One main limitation of MPI is that it can only model diffuse or Lambertian surfaces, whose colors appear constant regardless of the viewing angle. To solve this, this paper propsoes to parameterize each color value as a function of the viewing direction \(v = (v_x, v_y, v_z)\). This defines a mapping function from view direction to color as \(\mathcal{C}(v):\mathbb{R}^3\to\mathbb{R}^3\).
However, to define a function for viewing direction for each pixel is prohibitive, as a result, the paper proposes to approximate this function as linear combination of learnable basis function \(h_n(v):\mathbb{R}^3\to\mathbb{R}\). Thus, for pixel p at direction v, the color could be written as:
\[\mathcal{C}^p(v)=k_0^p+\sum_n{h_n(v)k_n^p}\]Here we could view k as the texture and h as the lighting, which is shared cross pixels.
Proposed Method
Given a set of multiview images (around 12 or more) of a scene, our goal is to construct a 3D representation that can render novel views with view-dependent effects in real time. This is achieved by using two separate MLPs:
- one for predicting per-pixel parameters (k) given the pixel location: \(F_\theta:x\to(\alpha,k_0,k_1,...,k_n)\), here x contains 2d location and depth.
- and the other for predicting all global basis functions (h) given the viewing angle: \(G_\phi:v\to(H_1,H_2,...,H_n)\)
To avoid overfitting, \(k_0,k_1,...,k_n\) are shard cross all planes.

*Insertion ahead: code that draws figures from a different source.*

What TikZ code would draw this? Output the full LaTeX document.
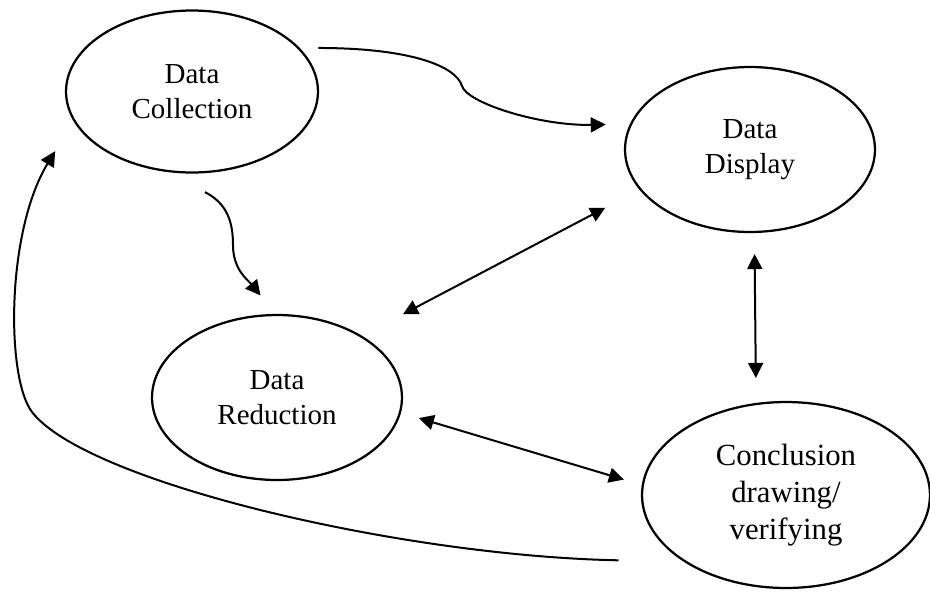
\documentclass[tikz,border=0pt]{standalone}
\usepackage{fontspec}
\setmainfont{Liberation Serif}
\usetikzlibrary{arrows.meta,shapes.geometric}
\tikzset{>={Triangle[length=3mm,width=3mm]}}
\tikzset{stage/.style={ellipse,draw,line width=0.45mm,inner sep=0pt,align=center,font=\fontsize{16.5}{19.8}\selectfont}}

\begin{document}
\begin{tikzpicture}[x=0.02cm,y=-0.02cm,line width=0.4mm]
\useasboundingbox (0,0) rectangle (930,600);

\node [stage,minimum width=5.04cm,minimum height=3.24cm] (coll) at (192,91.5) {Data\\Collection};
\node [stage,minimum width=5cm,minimum height=3.3cm] (disp) at (750,149.5) {Data\\Display};
\node [stage,minimum width=5cm,minimum height=3.3cm] (red) at (277,397.5) {Data\\Reduction};
\node [stage,minimum width=5.76cm,minimum height=3.72cm,font=\fontsize{17.5}{21}\selectfont] (concl) at (786,495) {Conclusion\\drawing/\\verifying};

\begin{scope}[line width=0.4mm]
\draw[->,shorten <=3.74mm,shorten >=4.84mm] (coll.22.25) .. controls (410,48) and (456,66) .. (462,86) .. controls (467,103) and (540,126) .. (disp.168.9);
\draw[->,shorten <=8.8mm,shorten >=4.76mm] (coll.252.8) .. controls (226,203) and (233,220) .. (233,245) .. controls (233,270) and (248,280) .. (red.91.9);
\draw[<->,shorten <=9.25mm,shorten >=7.72mm] (red.36) -- (disp.200.5);
\draw[<->,shorten <=4.2mm,shorten >=5mm] (disp.273.5) -- (concl.108.9);
\draw[<->,shorten <=3.72mm,shorten >=3.72mm] (red.353.5) -- (concl.176.2);
\draw[->,shorten <=13mm,shorten >=7.04mm] (concl.213.85) .. controls (400,556) and (86,482) .. (32,412) .. controls (6,378) and (6,232) .. (coll.194.5);
\end{scope}

\end{tikzpicture}
\end{document}
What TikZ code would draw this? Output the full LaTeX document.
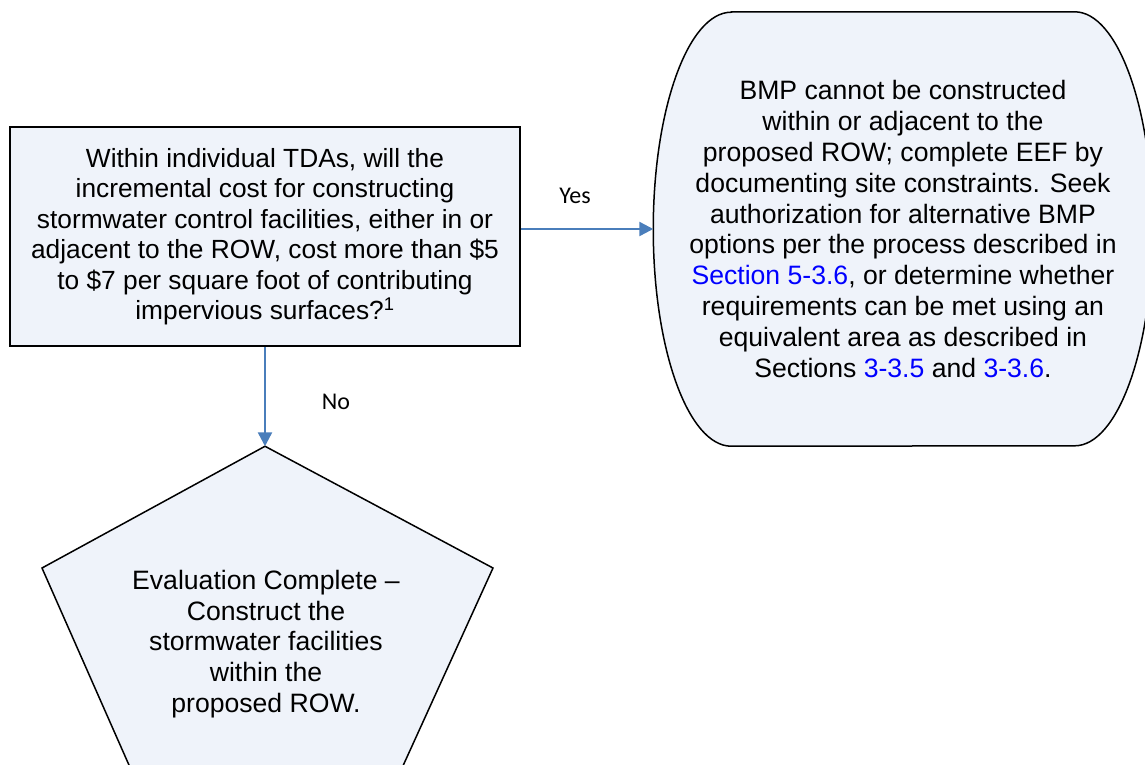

For location, position encoding is used which project x, y each into 20 dimensions and depth into 16 dimensions as \(p(u)=[\sin(2^0\frac{\pi}{2}u),\cos(2^0\frac{\pi}{2}u),...,\sin(2^k\frac{\pi}{2}u),\cos(2^k\frac{\pi}{2}u)]\).
The model is trained by comparing the rendered images to the input images, more specifically the loss function is:
\[\ell_{rec}(\hat{I},I)=\lVert I-\hat{I}\rVert_2+w\lVert \Delta I-\Delta\hat{I}\rVert_1\]This network uses 6 fully-connected LeakyReLU layers, each with 384 hidden nodes. The output \(\alpha\) uses a sigmoid activation, and the others use tanh activations. For Gφthat predicts the basis functions, we use positional encoding of the input viewing direction with 12 dimensions including 6 dimensions for \(v_x\) and \(v_y\). This network uses 3 fully-connected LeakyReLU layers with 64 hidden nodes to output 8 dimensions of \(H_\phi(v)\)
Author has also evaluated learned basis function instead of fixed ones: FS (Fourier’s series), JH (Jacobi spherical harmonics), HSH (hemispherical harmonics), SH (spherical harmonics), and TS (Taylor’s series). The comparison on different number (n) of basis function are also evaluated. The figure below indicates 12 basis seems to be sufficient.
Experiment Result
The proposed method has been compared to several state of art methods on three datasets on three metrics and the result is shown as below.
Here are some visual examples. It is obvious that the proposed method’s output is more sharp and reserves more details.